Same size, same spot, two lines of copy. One nearly doubled the scans — and the after-scan numbers changed how I use each message.

LumenQR Editorial·

For one month I ran a small, slightly obsessive experiment in my own shop. Two window decals, same size, same spot in the window on alternating weeks, with two different lines of copy. One said Scan for today's specials. The other said Scan to save 10% on your first order. I wanted to know if the words mattered more than I assumed.

They mattered a lot. The discount line pulled close to double the scans of the specials line, every week, regardless of which week it ran. That surprised me, because I had quietly believed the specials were the interesting thing. The customer disagreed. A concrete, personal reward beat a vague invitation to browse.

The only reason I could run this cleanly is that both decals pointed at editable links, so I could swap which message was live without reprinting anything, and see the two scan counts side by side instead of guessing. The whole test cost me the price of two decals and a month of paying attention.

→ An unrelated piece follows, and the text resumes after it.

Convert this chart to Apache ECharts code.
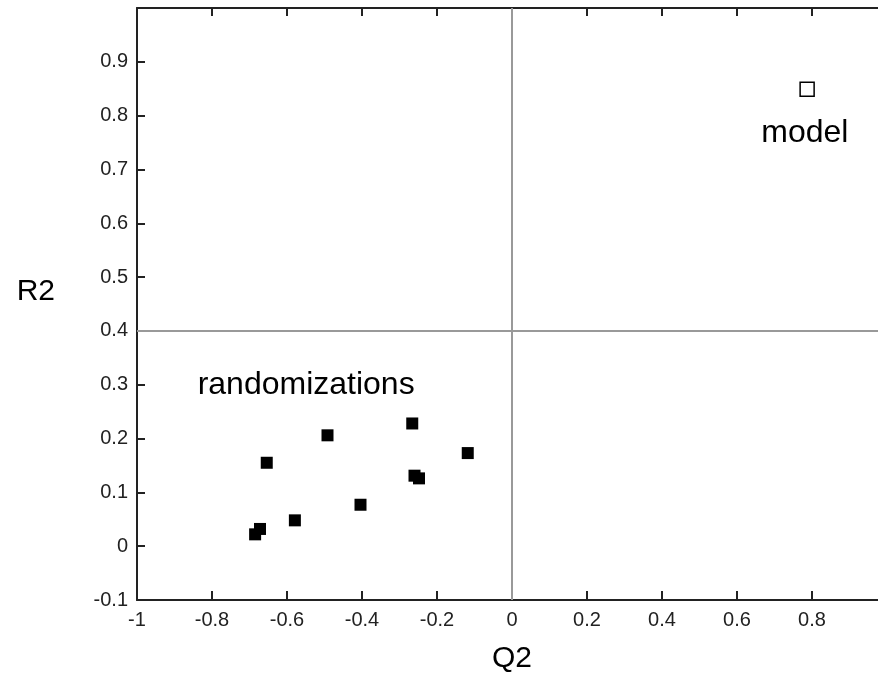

The result I did not expect was what happened after the scan. The discount brought more people in, but the specials brought slightly better repeat visits, as if the people who cared about specials were already the loyal type. So the better answer was not one line, it was using each for a different goal: discount to acquire, specials to retain.

You do not need a fancy tool to learn this about your own customers. Two versions, one variable, a few weeks, and the honesty to let the numbers correct you. Mine corrected me, and the shop is better for it.